● Stated exercise
In this exercise, the entries below include pictures. Repeat exactly the lines from the line with "Clone this chart in D3.js." to the line with "(8-deck) - Stage", including both, but without the pictures.

----

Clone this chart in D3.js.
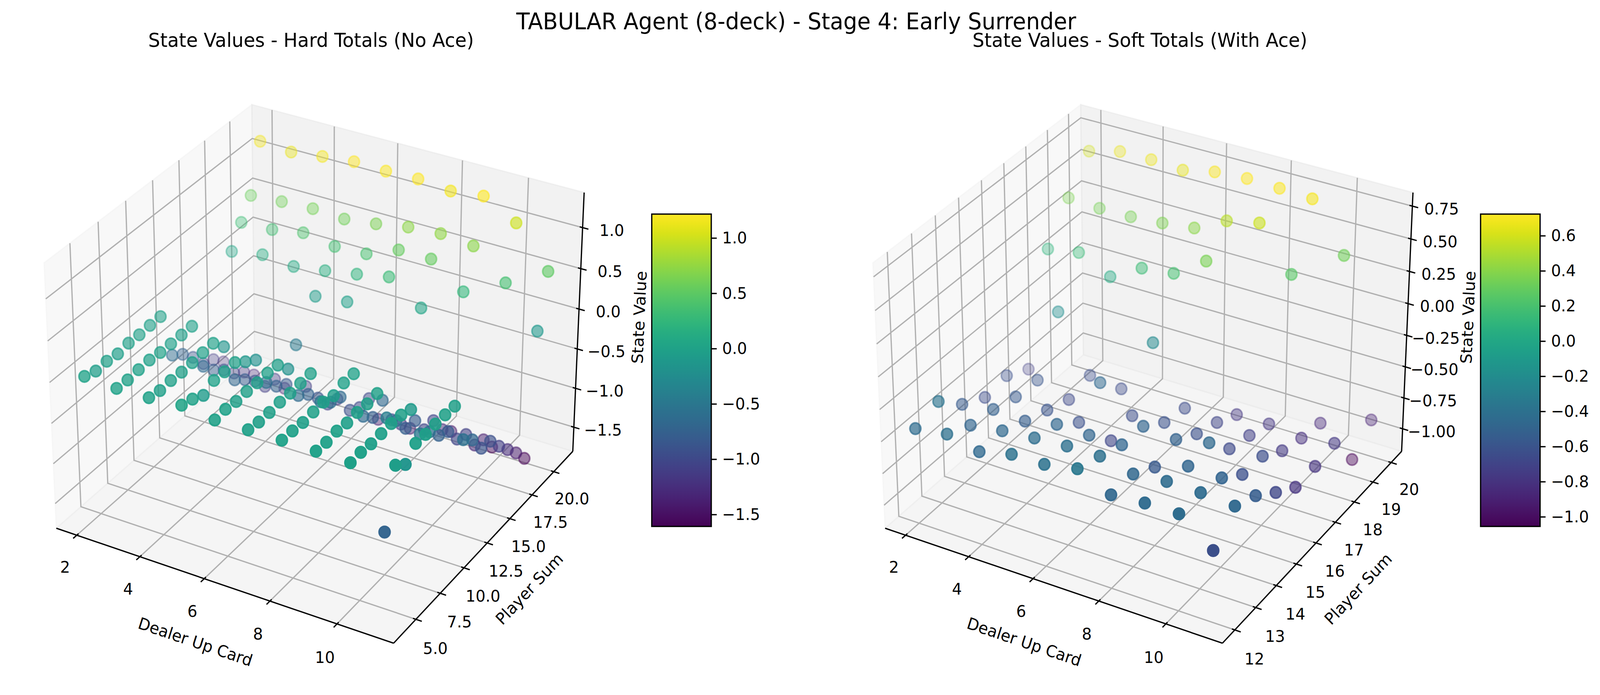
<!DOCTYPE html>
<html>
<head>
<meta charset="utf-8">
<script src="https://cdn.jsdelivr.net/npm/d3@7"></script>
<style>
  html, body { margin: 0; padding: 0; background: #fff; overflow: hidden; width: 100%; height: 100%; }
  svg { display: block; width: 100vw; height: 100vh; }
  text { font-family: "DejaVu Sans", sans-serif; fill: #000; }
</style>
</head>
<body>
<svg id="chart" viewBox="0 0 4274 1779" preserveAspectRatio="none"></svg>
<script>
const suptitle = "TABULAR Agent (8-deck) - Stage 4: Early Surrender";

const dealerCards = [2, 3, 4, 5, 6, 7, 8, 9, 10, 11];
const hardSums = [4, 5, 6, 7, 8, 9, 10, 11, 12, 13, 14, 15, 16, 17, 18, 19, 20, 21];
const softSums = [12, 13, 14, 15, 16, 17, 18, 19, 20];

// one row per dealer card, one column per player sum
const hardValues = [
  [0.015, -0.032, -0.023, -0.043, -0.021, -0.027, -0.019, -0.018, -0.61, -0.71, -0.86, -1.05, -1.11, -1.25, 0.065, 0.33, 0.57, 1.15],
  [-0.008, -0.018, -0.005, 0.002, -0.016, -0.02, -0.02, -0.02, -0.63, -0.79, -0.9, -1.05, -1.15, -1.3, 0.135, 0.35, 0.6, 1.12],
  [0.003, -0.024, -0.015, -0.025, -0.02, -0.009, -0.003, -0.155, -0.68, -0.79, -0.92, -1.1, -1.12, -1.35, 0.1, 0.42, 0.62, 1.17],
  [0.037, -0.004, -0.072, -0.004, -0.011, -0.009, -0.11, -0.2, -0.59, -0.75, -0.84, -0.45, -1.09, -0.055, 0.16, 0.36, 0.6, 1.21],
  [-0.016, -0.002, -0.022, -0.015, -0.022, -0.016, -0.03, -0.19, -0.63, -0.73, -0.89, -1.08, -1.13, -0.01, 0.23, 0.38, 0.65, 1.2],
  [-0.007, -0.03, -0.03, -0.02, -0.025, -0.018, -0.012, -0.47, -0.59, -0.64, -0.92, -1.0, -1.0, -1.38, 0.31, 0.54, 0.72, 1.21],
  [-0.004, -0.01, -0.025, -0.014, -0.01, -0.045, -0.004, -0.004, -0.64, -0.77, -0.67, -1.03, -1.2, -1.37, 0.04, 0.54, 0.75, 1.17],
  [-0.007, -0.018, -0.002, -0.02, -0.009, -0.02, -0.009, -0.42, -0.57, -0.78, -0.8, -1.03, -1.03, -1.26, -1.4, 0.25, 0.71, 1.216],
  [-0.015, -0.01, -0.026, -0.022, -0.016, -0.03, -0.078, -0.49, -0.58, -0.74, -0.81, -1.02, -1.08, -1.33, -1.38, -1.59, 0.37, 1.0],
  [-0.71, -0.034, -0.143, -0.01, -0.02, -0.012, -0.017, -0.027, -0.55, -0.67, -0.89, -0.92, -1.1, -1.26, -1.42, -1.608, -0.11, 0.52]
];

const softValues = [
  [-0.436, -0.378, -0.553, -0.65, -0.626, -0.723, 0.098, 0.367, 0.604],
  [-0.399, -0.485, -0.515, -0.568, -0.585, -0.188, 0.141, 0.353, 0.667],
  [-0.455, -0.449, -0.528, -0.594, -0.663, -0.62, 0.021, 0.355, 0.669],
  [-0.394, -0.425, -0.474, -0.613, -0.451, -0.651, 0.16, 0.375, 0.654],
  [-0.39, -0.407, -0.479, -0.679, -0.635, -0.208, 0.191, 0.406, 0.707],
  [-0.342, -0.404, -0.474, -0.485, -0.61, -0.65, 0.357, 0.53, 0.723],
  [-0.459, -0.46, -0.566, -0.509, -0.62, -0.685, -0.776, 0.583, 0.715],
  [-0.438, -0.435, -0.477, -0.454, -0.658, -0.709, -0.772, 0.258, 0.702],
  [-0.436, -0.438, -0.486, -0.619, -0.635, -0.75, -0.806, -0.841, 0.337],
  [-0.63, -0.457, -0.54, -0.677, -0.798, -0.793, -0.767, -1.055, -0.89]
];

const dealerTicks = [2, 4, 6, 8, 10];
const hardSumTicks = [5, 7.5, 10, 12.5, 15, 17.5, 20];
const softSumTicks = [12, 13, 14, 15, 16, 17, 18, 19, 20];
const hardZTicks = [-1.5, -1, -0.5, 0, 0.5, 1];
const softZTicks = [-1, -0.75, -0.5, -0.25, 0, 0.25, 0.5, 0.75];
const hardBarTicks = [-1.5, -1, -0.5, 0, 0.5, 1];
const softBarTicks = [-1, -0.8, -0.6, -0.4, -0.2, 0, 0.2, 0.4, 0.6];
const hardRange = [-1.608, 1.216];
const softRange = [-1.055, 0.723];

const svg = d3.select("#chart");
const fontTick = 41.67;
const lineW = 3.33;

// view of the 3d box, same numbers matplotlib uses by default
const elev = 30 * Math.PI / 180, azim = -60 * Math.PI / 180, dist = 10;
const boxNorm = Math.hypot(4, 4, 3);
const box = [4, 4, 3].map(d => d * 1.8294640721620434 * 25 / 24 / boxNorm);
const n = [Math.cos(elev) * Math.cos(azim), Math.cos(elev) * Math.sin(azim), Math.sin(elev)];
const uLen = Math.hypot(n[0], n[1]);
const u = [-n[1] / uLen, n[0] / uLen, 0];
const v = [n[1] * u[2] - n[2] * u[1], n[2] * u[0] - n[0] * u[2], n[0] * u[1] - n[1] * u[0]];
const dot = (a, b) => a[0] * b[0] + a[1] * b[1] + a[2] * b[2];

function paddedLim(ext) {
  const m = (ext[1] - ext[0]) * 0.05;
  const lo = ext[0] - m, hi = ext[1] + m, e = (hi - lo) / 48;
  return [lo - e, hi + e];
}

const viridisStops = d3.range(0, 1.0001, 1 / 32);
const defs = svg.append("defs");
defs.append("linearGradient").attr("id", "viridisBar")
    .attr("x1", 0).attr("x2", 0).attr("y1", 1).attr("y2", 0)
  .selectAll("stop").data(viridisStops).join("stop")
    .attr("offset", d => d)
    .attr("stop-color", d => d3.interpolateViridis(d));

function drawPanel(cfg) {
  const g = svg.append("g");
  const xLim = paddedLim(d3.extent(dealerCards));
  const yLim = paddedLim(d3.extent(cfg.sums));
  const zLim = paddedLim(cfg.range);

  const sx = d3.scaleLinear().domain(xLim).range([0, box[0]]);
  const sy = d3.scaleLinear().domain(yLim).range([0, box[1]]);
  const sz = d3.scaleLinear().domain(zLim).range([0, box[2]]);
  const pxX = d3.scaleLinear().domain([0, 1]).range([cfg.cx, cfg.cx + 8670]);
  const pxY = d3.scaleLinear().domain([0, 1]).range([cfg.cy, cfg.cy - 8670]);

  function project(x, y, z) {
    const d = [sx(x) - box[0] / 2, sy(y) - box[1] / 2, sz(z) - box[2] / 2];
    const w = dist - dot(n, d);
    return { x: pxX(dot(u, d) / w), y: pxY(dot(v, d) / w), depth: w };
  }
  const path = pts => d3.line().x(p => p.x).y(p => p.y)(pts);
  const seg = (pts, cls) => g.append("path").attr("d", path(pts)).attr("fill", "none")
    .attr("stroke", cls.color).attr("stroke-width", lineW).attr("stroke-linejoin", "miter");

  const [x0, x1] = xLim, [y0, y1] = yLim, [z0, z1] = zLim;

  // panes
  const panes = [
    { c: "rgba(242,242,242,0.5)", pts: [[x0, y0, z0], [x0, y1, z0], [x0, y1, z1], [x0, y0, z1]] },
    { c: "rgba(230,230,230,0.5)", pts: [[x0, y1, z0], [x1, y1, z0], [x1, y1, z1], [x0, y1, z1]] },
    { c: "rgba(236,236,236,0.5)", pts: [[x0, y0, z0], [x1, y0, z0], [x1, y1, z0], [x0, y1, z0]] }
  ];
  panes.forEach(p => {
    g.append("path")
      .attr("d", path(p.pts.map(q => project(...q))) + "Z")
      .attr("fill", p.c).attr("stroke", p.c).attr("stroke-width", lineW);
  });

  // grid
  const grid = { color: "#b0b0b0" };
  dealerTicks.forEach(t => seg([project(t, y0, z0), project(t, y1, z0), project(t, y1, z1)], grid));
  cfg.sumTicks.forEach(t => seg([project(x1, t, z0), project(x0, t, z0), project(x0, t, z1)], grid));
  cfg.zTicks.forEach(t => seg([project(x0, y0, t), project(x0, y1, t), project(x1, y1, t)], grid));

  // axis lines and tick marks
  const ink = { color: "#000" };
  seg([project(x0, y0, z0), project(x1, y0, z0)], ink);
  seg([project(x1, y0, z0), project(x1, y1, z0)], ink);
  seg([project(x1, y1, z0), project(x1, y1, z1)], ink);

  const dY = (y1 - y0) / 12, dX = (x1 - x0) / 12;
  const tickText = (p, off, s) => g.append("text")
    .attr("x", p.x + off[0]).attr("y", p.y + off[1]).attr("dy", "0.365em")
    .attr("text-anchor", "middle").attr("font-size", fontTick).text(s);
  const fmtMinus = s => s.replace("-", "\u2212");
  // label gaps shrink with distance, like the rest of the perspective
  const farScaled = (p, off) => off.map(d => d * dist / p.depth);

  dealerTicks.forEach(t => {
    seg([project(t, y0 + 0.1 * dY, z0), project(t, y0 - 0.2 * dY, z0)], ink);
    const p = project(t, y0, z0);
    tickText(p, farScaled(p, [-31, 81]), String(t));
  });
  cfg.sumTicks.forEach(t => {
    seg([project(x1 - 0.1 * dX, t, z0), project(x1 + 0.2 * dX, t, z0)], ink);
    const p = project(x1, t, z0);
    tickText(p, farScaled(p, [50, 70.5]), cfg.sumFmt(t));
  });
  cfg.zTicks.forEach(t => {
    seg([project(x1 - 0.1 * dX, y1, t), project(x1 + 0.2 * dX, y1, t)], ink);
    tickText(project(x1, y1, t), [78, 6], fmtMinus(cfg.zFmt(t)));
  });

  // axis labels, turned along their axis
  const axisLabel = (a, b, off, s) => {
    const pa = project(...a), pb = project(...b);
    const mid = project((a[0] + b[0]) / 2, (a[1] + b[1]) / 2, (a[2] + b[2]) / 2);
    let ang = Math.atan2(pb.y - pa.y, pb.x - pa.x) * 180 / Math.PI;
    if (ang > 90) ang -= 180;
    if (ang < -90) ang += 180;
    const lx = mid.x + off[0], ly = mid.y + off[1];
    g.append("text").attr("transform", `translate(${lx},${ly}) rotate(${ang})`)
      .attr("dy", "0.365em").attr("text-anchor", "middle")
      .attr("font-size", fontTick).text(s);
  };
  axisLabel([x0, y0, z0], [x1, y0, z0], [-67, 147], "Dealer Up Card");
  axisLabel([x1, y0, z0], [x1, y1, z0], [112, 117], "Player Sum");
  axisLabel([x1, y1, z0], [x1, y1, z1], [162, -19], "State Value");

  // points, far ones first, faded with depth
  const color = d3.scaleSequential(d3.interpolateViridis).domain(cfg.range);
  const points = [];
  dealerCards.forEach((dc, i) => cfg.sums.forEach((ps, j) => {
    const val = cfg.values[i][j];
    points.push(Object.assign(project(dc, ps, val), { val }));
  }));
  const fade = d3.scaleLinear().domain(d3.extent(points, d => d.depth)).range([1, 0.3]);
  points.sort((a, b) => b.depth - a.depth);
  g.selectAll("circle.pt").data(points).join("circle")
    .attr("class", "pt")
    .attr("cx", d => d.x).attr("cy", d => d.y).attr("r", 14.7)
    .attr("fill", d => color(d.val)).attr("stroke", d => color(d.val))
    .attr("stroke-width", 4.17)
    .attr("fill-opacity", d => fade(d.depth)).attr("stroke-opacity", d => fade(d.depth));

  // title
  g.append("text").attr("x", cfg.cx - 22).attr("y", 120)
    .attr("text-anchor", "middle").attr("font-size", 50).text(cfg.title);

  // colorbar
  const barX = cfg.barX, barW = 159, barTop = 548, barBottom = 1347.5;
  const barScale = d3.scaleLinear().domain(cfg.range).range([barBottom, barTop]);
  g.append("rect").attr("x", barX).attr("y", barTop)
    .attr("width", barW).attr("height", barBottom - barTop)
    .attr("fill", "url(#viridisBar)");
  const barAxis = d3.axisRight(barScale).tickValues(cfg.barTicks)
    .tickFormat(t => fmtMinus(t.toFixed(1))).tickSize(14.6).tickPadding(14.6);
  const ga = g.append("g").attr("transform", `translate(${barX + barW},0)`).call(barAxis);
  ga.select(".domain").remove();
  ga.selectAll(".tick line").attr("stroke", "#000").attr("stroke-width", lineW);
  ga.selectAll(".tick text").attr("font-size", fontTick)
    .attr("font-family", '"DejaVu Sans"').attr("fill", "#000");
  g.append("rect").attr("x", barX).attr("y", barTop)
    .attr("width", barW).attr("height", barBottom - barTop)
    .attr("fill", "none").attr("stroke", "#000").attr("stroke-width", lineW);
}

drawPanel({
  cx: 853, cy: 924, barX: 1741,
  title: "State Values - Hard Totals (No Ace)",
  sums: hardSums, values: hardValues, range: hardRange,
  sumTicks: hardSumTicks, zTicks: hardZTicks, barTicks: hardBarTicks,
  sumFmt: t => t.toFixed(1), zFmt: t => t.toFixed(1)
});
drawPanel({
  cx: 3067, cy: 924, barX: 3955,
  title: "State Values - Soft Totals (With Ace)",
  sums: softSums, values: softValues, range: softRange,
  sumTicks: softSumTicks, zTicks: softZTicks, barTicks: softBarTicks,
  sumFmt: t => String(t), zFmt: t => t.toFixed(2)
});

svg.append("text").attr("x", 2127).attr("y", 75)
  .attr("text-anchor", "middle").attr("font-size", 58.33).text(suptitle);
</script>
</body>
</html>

----

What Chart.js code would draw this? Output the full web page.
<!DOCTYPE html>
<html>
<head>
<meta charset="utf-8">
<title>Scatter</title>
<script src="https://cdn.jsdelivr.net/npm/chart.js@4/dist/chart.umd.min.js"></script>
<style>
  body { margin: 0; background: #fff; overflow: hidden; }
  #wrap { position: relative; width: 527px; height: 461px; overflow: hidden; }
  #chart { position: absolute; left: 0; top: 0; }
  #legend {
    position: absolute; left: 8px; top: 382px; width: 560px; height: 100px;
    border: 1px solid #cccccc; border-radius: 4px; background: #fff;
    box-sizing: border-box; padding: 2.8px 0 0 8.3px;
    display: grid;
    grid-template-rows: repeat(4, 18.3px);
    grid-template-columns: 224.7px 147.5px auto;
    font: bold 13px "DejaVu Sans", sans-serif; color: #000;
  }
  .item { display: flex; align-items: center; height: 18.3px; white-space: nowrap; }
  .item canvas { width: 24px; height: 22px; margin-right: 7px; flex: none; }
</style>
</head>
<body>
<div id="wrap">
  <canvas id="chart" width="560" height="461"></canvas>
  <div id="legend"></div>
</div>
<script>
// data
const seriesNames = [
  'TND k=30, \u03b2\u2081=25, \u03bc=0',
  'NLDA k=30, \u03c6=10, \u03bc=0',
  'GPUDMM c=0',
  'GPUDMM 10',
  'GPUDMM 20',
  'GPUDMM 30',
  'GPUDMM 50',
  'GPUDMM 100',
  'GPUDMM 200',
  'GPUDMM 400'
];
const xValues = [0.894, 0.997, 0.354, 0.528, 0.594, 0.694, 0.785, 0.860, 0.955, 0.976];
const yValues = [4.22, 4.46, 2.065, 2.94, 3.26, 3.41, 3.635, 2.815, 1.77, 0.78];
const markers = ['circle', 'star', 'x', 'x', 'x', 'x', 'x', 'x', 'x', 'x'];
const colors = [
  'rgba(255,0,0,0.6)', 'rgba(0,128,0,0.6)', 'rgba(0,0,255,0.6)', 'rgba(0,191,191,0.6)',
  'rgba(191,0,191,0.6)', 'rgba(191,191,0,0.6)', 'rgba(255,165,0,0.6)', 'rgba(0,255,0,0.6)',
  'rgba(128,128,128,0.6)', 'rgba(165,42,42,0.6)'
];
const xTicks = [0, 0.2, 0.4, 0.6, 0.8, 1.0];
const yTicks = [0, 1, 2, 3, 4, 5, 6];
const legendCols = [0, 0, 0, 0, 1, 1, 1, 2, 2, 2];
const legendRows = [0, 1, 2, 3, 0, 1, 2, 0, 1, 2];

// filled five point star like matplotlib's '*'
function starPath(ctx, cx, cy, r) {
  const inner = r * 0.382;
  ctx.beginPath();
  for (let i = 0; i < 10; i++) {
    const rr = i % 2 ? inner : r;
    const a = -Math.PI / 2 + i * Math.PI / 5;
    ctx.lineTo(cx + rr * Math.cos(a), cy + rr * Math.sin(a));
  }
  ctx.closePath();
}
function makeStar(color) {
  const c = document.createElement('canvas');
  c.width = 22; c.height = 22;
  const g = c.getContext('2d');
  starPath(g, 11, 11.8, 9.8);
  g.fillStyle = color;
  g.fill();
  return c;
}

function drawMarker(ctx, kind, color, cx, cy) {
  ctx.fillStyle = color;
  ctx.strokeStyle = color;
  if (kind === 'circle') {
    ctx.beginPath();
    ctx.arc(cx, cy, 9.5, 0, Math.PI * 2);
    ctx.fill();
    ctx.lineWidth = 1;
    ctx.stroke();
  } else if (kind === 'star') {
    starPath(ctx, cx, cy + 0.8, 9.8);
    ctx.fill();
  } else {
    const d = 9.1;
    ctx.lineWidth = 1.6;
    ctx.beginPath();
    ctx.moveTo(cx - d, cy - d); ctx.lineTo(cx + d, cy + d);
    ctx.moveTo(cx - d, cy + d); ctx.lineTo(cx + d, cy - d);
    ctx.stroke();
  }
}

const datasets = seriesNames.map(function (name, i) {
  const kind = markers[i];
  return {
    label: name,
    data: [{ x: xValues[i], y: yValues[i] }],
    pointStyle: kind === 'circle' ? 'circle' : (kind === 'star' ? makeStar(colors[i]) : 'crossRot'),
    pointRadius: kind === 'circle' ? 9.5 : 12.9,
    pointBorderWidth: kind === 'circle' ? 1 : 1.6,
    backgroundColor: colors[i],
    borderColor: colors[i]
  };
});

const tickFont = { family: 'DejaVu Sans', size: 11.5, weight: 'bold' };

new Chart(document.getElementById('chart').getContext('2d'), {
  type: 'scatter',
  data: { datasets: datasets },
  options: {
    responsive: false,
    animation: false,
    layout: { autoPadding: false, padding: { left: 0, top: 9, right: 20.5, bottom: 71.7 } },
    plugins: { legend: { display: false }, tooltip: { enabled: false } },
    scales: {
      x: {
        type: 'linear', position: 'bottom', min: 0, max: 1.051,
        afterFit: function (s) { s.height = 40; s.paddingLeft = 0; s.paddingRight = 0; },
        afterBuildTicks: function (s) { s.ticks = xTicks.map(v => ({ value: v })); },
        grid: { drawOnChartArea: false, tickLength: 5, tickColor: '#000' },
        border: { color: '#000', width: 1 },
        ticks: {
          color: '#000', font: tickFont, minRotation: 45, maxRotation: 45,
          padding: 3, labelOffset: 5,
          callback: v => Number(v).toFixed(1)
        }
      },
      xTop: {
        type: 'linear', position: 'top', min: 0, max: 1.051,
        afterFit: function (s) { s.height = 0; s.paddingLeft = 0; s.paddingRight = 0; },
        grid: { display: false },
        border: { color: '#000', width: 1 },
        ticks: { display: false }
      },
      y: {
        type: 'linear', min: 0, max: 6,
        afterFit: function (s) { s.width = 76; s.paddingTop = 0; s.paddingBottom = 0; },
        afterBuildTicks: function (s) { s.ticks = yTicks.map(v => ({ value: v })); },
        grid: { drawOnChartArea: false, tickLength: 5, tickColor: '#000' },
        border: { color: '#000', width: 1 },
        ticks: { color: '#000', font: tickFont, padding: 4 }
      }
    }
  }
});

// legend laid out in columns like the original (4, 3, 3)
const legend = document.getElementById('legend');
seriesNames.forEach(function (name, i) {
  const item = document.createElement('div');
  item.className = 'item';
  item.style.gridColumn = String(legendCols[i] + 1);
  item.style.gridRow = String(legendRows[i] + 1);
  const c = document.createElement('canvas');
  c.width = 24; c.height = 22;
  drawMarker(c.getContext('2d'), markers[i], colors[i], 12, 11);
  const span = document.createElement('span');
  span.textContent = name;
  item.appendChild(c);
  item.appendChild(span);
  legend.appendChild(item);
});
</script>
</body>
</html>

----

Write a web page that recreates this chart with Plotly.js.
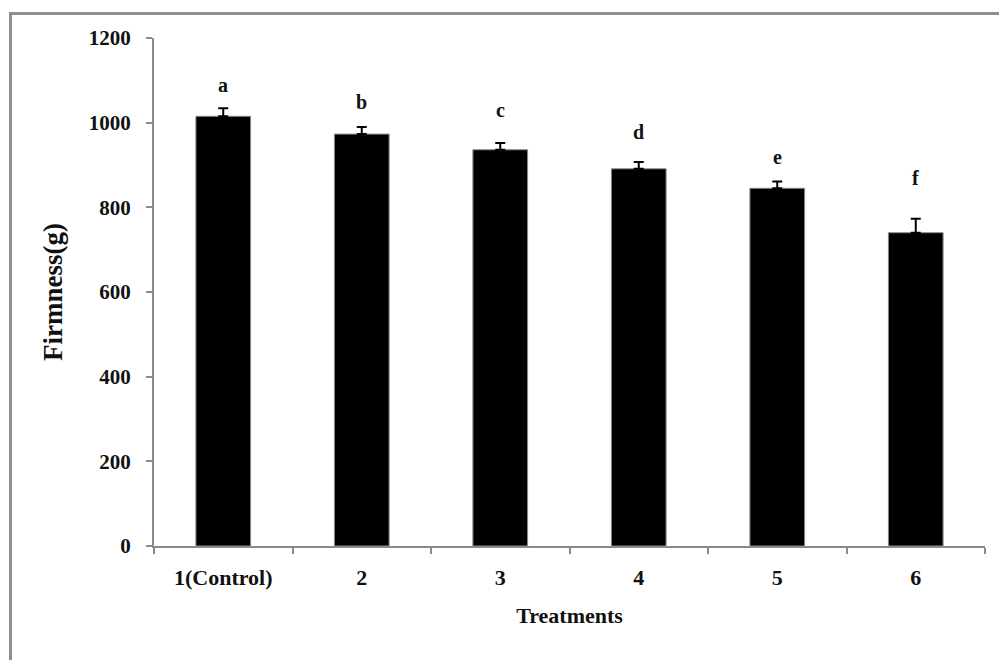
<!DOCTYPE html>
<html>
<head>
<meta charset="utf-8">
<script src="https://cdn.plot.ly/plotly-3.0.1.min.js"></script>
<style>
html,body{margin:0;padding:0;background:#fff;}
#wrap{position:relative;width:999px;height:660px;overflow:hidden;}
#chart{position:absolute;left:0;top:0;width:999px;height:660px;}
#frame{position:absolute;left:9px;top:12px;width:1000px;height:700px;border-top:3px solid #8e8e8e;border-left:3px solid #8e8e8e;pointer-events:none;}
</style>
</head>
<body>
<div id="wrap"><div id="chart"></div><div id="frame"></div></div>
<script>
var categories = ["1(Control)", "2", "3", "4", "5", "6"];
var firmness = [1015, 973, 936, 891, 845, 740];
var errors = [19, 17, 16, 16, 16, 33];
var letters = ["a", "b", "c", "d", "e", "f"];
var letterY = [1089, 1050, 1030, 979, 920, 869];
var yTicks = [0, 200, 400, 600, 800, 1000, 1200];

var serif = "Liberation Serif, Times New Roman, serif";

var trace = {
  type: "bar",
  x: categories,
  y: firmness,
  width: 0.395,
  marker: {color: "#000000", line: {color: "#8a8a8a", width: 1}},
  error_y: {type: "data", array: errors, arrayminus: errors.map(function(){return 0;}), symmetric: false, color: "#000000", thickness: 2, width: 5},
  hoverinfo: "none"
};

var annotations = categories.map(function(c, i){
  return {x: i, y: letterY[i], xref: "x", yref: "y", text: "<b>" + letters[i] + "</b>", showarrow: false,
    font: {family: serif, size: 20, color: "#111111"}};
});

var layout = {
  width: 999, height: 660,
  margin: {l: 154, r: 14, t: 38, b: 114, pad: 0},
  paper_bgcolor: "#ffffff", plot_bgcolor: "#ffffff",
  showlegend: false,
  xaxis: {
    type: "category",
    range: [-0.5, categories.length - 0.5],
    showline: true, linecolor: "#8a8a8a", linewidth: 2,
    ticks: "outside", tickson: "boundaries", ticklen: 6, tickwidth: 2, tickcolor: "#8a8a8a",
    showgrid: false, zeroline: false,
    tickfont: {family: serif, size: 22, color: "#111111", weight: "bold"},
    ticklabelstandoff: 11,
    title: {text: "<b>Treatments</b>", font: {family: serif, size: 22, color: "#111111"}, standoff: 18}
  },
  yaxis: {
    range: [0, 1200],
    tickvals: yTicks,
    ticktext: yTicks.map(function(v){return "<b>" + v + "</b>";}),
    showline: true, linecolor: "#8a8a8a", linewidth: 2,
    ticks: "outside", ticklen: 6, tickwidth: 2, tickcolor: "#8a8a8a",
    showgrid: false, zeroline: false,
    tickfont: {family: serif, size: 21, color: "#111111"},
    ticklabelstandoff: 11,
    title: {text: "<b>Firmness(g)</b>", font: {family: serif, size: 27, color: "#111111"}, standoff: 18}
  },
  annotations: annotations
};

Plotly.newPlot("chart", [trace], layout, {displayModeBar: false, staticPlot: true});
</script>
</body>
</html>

----

● Expected output
Clone this chart in D3.js.
<!DOCTYPE html>
<html>
<head>
<meta charset="utf-8">
<script src="https://cdn.jsdelivr.net/npm/d3@7"></script>
<style>
  html, body { margin: 0; padding: 0; background: #fff; overflow: hidden; width: 100%; height: 100%; }
  svg { display: block; width: 100vw; height: 100vh; }
  text { font-family: "DejaVu Sans", sans-serif; fill: #000; }
</style>
</head>
<body>
<svg id="chart" viewBox="0 0 4274 1779" preserveAspectRatio="none"></svg>
<script>
const suptitle = "TABULAR Agent (8-deck) - Stage 4: Early Surrender";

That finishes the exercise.